From Keylong the road ascended along the river. Mountains seemed to be higher the further we came, and the climate more dry and more rough. Distances between towns got bigger, and soon we left the last little town behind us. Nobody lives on the high altitudes all year round, so people live in tents during summer. Just some roadworkers live in a few buildings called Zing Zing Bar, and some Dhabas have nowadays stone walls and plastic or fabric roofs.

Along the road we met a big group of Indian cyclists, who were on their way to Leh as well. The Indian Youth Hostel Association organized a cycling tour from Manali to Leh for 150 persons. They all started on three consecutive days, 50 people per day. Every group was accompanied by a doctor, a mechanic, a cook and a minivan which carried the luggage. As they had more or less the same distances planned per day, we mostly camped in the same general area and met them during the day cycling. It was a lot of fun to meet so many excited locals (in a greater view, not locals from the Himalaya) cycling long distance (most of them) for the first time. The weather, the altitude and the sportiv aspect was a challenge for everbody – us included – and an awesome cohesiveness built up. The stop at the Dhaba in Patseo on a rainy noon I will especially keep in good memory: While waiting for the rain to stop, we had lunch and tea with a lot of YHA cyclists. Two other tourists started playing Ukulele, and soon everybody was singing and dancing and clapping to the rhythm!
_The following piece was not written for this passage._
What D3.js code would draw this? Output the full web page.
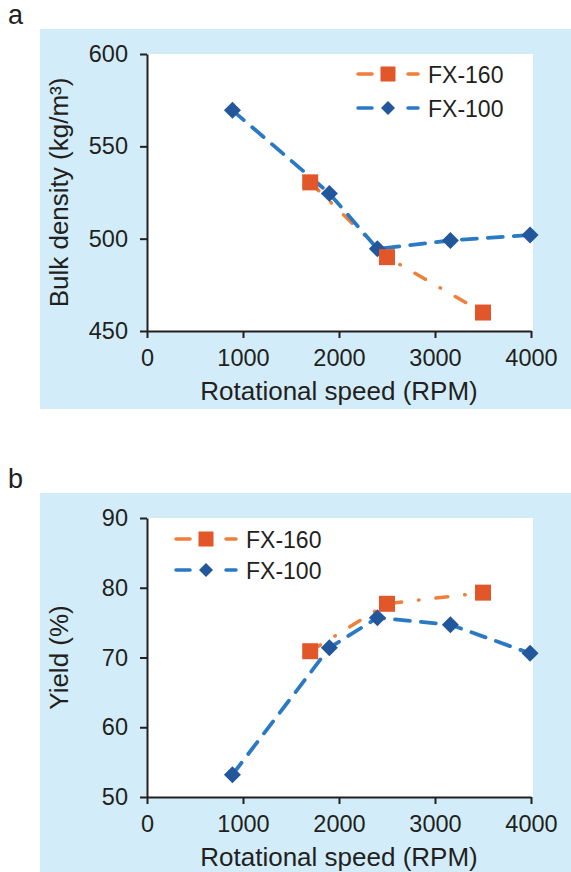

The next day the weather got better. It also meant though, that the roadworkers could start work on the bridge above Zing Zing Bar… Just on time, we could pass the bridge with still half of the planks on it. Just for half of the way we had to balance the loaded bikes along the narrow steel girder. Cars, trucks and motorbikes were less lucky, and had to cross the river… And of course it needs only one to get stuck to block all traffic!

In zigzags with a gentle incline we rode up to our first 4000er in India: Baralacha La 4850-4940 m a.s.l. (depending on resource). The air got noticeable thinner, we reached the high plateau! The scenery started looking moon-like, and vegetation got less.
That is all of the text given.